◆ WHAT TO DO: Take the line containing "Give me the Chart.js source for this chart.", the line containing "const yTickLabels = ['0·5', '1·0', '1·5', '2·0'];", and all lines between them, and transcribe them exactly. Leave out pictures.

◆ INPUT ROWS:
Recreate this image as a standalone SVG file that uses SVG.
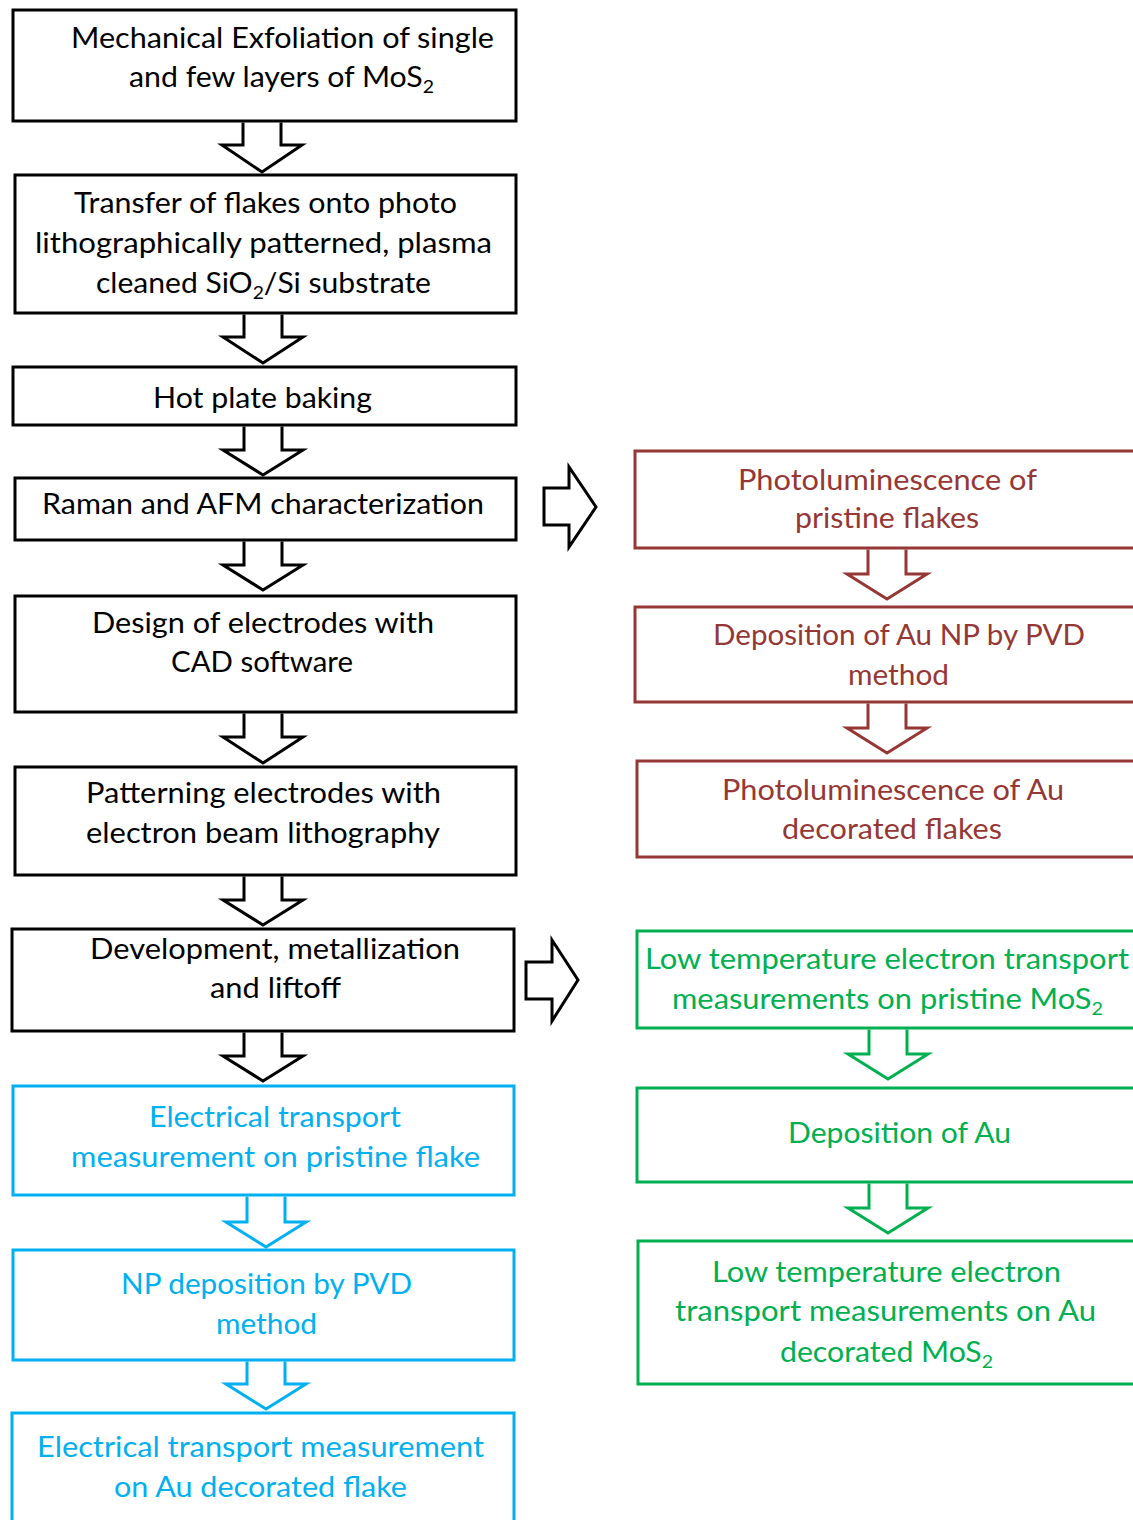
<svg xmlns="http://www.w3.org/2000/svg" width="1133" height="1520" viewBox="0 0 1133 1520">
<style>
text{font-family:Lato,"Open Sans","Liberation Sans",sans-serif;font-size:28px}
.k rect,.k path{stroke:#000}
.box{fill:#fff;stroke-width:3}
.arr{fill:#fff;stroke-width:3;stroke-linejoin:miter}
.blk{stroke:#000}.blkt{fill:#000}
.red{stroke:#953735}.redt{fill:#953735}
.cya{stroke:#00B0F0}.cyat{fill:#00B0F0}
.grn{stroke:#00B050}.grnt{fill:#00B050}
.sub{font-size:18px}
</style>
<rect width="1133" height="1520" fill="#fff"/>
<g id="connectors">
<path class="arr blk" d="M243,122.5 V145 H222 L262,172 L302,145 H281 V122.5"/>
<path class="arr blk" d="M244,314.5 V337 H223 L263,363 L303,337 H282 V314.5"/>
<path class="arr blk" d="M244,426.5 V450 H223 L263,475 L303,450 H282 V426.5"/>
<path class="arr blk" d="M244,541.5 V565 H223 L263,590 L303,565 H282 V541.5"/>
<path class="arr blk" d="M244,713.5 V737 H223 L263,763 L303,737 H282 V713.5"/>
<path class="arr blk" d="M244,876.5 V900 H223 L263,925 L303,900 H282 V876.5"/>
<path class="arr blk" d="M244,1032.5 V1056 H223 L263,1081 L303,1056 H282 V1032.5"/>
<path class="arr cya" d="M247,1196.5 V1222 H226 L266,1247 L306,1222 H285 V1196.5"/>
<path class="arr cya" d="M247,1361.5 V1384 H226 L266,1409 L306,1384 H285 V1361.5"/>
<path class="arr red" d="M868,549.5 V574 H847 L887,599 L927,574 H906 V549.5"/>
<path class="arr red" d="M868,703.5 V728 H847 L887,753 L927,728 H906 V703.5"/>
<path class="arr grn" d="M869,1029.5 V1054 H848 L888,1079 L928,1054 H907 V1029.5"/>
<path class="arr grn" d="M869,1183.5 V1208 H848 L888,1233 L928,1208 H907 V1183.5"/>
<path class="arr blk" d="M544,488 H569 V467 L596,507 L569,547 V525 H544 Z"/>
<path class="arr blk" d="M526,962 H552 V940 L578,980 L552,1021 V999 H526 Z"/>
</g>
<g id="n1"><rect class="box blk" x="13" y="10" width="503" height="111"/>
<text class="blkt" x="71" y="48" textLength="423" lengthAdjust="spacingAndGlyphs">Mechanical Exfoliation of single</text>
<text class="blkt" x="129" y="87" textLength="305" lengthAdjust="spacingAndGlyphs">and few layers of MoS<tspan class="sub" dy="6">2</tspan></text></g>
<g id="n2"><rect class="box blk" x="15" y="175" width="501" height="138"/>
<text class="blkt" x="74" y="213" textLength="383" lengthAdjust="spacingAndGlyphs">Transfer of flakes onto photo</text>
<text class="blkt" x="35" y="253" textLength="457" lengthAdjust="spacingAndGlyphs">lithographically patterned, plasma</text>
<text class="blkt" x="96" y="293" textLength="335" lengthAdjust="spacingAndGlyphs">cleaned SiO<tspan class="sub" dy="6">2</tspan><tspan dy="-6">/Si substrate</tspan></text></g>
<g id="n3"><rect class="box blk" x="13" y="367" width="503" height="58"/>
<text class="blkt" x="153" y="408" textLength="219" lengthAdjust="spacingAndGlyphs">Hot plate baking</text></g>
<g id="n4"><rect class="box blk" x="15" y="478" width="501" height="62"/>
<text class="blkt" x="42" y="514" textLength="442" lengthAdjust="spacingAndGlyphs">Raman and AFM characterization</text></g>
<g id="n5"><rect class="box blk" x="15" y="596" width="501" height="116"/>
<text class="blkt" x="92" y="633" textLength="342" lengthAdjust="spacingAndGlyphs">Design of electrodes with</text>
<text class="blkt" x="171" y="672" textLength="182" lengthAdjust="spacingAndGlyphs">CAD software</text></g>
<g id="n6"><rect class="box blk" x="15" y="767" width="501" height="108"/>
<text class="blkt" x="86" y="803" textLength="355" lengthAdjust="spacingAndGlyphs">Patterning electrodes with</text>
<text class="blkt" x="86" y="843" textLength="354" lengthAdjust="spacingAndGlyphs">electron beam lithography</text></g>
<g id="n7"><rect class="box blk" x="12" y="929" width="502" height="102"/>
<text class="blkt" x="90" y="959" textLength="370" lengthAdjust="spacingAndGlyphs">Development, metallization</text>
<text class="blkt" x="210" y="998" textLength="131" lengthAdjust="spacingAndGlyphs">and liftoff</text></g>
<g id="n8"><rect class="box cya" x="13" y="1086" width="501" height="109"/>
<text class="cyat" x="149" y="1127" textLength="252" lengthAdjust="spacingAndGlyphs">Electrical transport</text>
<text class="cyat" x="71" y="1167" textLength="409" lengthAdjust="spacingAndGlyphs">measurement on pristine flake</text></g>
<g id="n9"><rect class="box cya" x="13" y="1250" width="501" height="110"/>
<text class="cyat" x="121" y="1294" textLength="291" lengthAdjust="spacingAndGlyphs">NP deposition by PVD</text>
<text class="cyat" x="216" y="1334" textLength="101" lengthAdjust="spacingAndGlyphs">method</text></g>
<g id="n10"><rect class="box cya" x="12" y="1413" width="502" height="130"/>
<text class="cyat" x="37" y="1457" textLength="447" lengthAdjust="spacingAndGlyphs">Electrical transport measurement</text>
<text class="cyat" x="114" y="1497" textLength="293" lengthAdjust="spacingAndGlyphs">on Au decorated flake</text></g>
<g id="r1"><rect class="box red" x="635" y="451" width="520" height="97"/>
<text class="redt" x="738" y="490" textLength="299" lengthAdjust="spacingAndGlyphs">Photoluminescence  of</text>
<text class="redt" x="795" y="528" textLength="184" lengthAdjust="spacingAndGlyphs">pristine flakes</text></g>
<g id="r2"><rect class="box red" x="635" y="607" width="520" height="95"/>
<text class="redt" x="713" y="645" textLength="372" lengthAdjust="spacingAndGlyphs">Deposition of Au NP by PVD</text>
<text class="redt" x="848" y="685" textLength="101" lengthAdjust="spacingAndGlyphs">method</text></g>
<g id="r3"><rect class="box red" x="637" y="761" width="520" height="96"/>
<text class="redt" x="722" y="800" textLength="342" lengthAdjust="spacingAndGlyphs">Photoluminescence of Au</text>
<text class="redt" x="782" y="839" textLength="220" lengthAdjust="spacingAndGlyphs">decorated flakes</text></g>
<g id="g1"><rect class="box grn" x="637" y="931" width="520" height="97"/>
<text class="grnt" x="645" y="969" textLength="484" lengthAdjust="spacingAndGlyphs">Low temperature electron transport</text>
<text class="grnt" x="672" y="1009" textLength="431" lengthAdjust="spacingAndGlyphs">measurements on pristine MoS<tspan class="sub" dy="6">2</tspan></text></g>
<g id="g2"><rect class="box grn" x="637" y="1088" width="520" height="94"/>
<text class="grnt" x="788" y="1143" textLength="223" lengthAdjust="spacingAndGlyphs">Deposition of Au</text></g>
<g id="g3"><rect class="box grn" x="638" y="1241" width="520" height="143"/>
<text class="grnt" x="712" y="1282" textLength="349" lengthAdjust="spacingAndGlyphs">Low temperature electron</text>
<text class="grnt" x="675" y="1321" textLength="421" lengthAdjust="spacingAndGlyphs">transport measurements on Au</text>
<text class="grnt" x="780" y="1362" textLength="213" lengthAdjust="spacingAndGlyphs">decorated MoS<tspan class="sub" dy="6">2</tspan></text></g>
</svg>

---

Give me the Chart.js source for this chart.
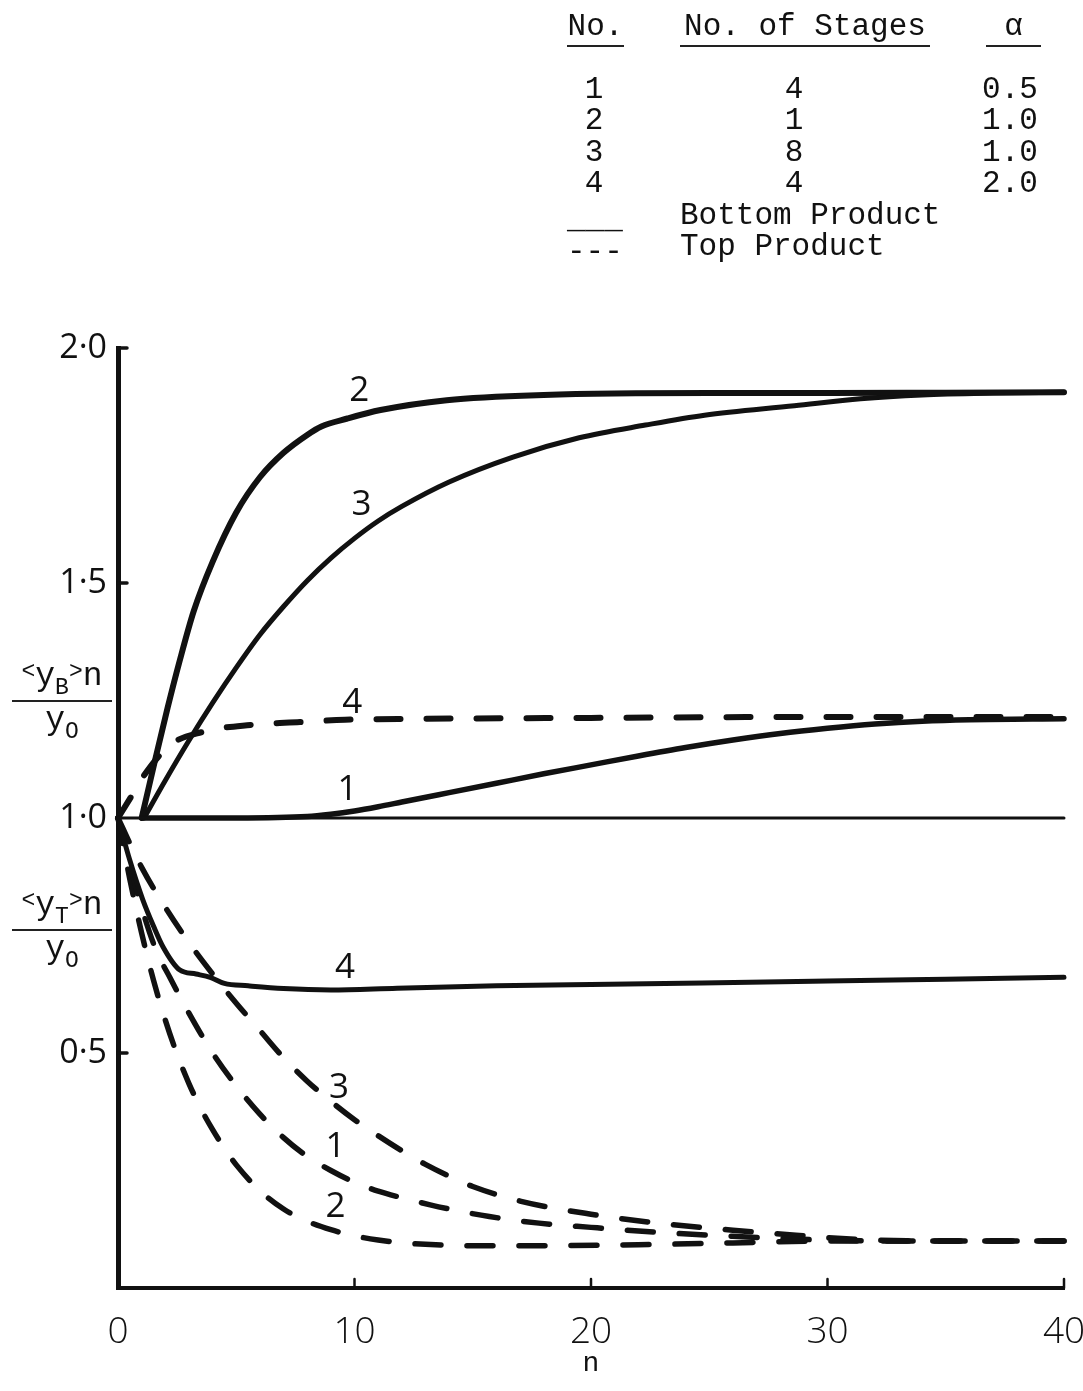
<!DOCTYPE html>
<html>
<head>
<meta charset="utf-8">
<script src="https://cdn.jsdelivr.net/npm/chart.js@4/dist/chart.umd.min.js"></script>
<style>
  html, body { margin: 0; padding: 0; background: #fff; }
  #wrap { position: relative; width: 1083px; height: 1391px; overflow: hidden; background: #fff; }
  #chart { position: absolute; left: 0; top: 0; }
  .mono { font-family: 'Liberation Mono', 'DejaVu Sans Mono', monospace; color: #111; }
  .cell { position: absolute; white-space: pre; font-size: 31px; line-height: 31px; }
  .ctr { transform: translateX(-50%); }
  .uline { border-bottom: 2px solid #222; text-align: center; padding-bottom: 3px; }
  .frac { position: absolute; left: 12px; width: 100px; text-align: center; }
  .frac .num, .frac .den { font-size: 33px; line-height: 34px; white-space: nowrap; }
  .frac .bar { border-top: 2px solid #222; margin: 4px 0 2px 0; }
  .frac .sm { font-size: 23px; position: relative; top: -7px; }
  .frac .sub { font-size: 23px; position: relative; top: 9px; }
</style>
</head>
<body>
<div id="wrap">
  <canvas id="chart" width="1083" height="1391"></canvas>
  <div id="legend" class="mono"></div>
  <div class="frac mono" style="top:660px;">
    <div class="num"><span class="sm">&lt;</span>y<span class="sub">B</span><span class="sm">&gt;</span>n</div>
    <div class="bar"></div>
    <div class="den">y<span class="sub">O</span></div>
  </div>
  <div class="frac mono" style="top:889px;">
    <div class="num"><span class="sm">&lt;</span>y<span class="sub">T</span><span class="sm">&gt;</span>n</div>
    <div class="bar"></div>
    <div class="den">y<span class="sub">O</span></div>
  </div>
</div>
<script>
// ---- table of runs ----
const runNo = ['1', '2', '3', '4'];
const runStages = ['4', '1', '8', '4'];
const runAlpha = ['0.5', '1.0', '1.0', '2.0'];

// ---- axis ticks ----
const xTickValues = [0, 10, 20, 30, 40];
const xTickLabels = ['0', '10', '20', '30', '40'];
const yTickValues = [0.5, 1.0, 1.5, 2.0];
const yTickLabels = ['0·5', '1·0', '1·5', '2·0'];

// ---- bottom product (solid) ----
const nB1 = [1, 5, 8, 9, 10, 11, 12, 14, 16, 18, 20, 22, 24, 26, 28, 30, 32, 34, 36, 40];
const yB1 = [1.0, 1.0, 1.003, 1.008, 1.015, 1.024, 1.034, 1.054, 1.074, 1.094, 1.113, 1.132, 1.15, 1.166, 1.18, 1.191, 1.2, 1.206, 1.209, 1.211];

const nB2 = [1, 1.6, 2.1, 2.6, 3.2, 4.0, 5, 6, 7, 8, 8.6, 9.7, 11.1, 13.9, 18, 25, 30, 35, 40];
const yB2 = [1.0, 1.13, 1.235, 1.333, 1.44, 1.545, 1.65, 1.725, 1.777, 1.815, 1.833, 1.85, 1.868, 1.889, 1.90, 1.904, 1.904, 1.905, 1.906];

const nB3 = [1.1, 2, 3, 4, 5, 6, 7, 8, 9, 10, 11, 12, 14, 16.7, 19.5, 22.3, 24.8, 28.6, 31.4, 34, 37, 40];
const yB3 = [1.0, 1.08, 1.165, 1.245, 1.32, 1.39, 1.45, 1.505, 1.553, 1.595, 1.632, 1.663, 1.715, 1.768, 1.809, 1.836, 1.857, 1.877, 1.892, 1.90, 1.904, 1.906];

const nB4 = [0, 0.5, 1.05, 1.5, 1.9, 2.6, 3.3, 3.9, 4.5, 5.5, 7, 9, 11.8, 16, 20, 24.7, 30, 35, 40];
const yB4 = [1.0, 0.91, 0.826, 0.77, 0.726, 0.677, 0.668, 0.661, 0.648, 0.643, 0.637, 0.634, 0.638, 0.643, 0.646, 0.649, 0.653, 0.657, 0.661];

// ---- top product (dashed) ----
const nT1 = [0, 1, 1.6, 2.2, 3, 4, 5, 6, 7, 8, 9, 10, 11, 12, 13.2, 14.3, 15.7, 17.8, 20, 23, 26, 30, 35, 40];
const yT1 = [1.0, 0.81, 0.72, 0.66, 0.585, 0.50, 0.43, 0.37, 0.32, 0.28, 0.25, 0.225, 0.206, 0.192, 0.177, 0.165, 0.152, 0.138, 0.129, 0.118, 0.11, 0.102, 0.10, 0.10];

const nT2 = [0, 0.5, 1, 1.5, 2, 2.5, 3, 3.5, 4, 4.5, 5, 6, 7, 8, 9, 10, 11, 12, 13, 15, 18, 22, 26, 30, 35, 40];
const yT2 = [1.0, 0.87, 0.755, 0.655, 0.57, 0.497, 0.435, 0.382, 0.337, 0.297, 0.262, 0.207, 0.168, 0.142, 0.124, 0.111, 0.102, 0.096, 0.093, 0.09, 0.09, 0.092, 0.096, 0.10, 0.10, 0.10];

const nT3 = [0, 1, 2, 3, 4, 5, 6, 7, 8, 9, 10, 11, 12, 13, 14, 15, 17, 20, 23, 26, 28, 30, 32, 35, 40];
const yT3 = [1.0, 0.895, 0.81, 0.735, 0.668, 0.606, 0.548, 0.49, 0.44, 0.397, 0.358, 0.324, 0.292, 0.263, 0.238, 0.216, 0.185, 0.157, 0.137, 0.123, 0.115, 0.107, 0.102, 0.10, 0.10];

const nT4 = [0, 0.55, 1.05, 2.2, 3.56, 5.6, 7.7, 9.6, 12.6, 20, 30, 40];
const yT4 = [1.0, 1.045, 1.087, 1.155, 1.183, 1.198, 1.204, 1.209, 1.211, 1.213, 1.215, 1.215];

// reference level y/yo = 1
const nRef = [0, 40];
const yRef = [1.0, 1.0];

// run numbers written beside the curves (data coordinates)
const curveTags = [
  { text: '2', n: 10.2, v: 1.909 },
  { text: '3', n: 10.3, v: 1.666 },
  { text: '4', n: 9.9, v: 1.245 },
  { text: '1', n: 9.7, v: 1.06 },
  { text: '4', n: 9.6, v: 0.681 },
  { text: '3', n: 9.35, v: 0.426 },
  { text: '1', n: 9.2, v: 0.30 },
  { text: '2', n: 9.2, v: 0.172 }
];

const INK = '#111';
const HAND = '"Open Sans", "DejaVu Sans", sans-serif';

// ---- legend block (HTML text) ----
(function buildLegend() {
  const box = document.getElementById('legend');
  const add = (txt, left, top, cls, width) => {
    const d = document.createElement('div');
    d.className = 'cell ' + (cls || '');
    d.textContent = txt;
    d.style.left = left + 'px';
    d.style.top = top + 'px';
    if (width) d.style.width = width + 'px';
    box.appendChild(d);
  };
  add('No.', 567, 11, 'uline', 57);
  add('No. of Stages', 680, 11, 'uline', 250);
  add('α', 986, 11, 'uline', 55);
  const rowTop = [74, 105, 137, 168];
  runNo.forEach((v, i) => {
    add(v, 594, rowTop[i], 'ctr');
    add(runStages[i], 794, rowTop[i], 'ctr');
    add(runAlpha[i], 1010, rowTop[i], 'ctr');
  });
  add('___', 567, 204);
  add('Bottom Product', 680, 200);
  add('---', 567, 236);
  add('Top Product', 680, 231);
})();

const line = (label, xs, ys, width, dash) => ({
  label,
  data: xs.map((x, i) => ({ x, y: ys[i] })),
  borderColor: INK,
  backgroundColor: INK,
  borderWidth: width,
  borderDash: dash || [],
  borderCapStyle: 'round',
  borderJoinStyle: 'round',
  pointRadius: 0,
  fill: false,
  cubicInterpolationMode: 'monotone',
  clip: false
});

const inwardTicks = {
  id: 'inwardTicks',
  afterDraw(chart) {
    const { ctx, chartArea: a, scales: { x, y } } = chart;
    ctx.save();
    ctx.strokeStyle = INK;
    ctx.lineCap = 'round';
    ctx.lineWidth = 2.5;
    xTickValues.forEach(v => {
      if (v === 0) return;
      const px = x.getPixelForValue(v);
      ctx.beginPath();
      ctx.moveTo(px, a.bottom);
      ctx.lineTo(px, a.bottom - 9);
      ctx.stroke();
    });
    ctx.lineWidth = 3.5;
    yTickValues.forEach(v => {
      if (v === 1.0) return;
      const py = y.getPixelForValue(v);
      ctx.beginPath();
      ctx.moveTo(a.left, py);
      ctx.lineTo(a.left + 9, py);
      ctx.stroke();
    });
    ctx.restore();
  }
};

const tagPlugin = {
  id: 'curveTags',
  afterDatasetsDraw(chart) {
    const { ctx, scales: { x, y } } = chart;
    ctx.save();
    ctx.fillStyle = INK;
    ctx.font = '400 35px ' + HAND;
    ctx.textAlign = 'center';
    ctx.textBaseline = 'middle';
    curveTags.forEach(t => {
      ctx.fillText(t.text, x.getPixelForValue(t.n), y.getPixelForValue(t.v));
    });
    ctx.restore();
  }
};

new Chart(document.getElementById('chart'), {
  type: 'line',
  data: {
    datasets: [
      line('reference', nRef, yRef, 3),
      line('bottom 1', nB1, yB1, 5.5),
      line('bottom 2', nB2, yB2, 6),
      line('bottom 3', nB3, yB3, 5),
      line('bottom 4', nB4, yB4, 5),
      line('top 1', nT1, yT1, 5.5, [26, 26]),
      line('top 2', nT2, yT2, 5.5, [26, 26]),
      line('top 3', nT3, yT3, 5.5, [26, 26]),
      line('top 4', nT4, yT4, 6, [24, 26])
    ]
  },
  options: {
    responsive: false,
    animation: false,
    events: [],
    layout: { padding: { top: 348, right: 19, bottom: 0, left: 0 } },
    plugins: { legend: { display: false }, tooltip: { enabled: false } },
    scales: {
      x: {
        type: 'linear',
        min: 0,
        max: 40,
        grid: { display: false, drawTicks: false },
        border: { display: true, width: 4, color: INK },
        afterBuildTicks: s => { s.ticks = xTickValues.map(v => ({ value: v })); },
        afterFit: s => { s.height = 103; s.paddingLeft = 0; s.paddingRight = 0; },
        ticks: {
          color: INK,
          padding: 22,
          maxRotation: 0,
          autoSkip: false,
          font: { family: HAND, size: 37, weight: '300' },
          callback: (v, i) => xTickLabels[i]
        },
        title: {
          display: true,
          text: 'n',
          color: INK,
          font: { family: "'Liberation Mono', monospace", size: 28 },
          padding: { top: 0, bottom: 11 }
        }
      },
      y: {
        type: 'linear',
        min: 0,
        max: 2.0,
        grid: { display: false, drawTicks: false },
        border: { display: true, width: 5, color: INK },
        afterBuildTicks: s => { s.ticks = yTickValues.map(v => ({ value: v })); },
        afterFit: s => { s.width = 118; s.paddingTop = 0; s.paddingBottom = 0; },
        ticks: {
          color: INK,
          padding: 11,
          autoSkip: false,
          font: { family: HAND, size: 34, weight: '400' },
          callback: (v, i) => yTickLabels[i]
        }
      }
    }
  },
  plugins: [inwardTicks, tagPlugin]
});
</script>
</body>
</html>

◆ RESULT OF THIS EXERCISE:
Give me the Chart.js source for this chart.
<!DOCTYPE html>
<html>
<head>
<meta charset="utf-8">
<script src="https://cdn.jsdelivr.net/npm/chart.js@4/dist/chart.umd.min.js"></script>
<style>
  html, body { margin: 0; padding: 0; background: #fff; }
  #wrap { position: relative; width: 1083px; height: 1391px; overflow: hidden; background: #fff; }
  #chart { position: absolute; left: 0; top: 0; }
  .mono { font-family: 'Liberation Mono', 'DejaVu Sans Mono', monospace; color: #111; }
  .cell { position: absolute; white-space: pre; font-size: 31px; line-height: 31px; }
  .ctr { transform: translateX(-50%); }
  .uline { border-bottom: 2px solid #222; text-align: center; padding-bottom: 3px; }
  .frac { position: absolute; left: 12px; width: 100px; text-align: center; }
  .frac .num, .frac .den { font-size: 33px; line-height: 34px; white-space: nowrap; }
  .frac .bar { border-top: 2px solid #222; margin: 4px 0 2px 0; }
  .frac .sm { font-size: 23px; position: relative; top: -7px; }
  .frac .sub { font-size: 23px; position: relative; top: 9px; }
</style>
</head>
<body>
<div id="wrap">
  <canvas id="chart" width="1083" height="1391"></canvas>
  <div id="legend" class="mono"></div>
  <div class="frac mono" style="top:660px;">
    <div class="num"><span class="sm">&lt;</span>y<span class="sub">B</span><span class="sm">&gt;</span>n</div>
    <div class="bar"></div>
    <div class="den">y<span class="sub">O</span></div>
  </div>
  <div class="frac mono" style="top:889px;">
    <div class="num"><span class="sm">&lt;</span>y<span class="sub">T</span><span class="sm">&gt;</span>n</div>
    <div class="bar"></div>
    <div class="den">y<span class="sub">O</span></div>
  </div>
</div>
<script>
// ---- table of runs ----
const runNo = ['1', '2', '3', '4'];
const runStages = ['4', '1', '8', '4'];
const runAlpha = ['0.5', '1.0', '1.0', '2.0'];

// ---- axis ticks ----
const xTickValues = [0, 10, 20, 30, 40];
const xTickLabels = ['0', '10', '20', '30', '40'];
const yTickValues = [0.5, 1.0, 1.5, 2.0];
const yTickLabels = ['0·5', '1·0', '1·5', '2·0'];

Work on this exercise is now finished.